New building permits dropped more than 10% last month vs. December, the Census Bureau reports today. Meanwhile, new housing starts jumped 14.6% in January. But the monthly data should be used primarily for amusement at this point. As everyone knows, the housing market fell off a cliff a few years back and hasn’t been able to climb back up.
A picture’s worth a thousand words in that regard, as the chart below reminds. It’s going too far to say that housing has reached a permanently lower plateau, but few analysts are making bold claims that this market’s set to rebound sharply in the near term.
The good news, so to speak, is that housing has at least found a plateau. It’s one at greatly diminished levels, of course, but that’s certainly preferable to rapidly collapsing levels. But any cheer on that front is quickly muted once you realize that treading water will probably be with us for some time. There are any number of reasons why that’s a reasonable guess of the foreseeable future, and more reasons for erring on the side of caution continue to roll in.
The latest obstacle for housing is the news that “the down payments demanded by banks to buy homes have ballooned since the housing bust, forcing many people to rethink what they can afford and potentially shrinking the pool of eligible buyers.” According to the story from today’s Wall Street Journal, “Higher borrowing costs and heftier down payments could send housing prices falling further.”
If so, there’s one more reason for thinking that any revival in housing is a ways off. “Housing activity is going to remain at depressed levels this year,” opines Ellen Zentner, a senior macro economist at Bank of Tokyo-Mitsubishi UFJ Ltd. in New York, via Bloomberg. “We’ve got home prices that have taken another leg down and will probably stay down through midyear.”
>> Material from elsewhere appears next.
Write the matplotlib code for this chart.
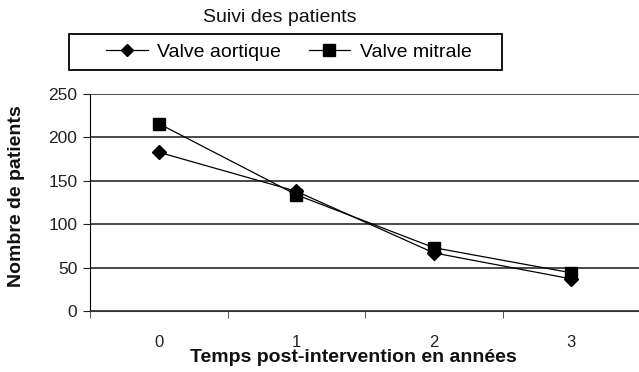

So far, the weak housing market hasn’t derailed the rebound in the overall economy. Job creation is still weak, but a broad measure of the macro trend has taken wing in recent months. The question is whether the ongoing slump in housing will eventually infect the economy’s recent gains. The risk looks fairly low if housing stabilizes, which it seems to be doing. But another leg down in prices and activity would be more than slightly hazardous at this late date.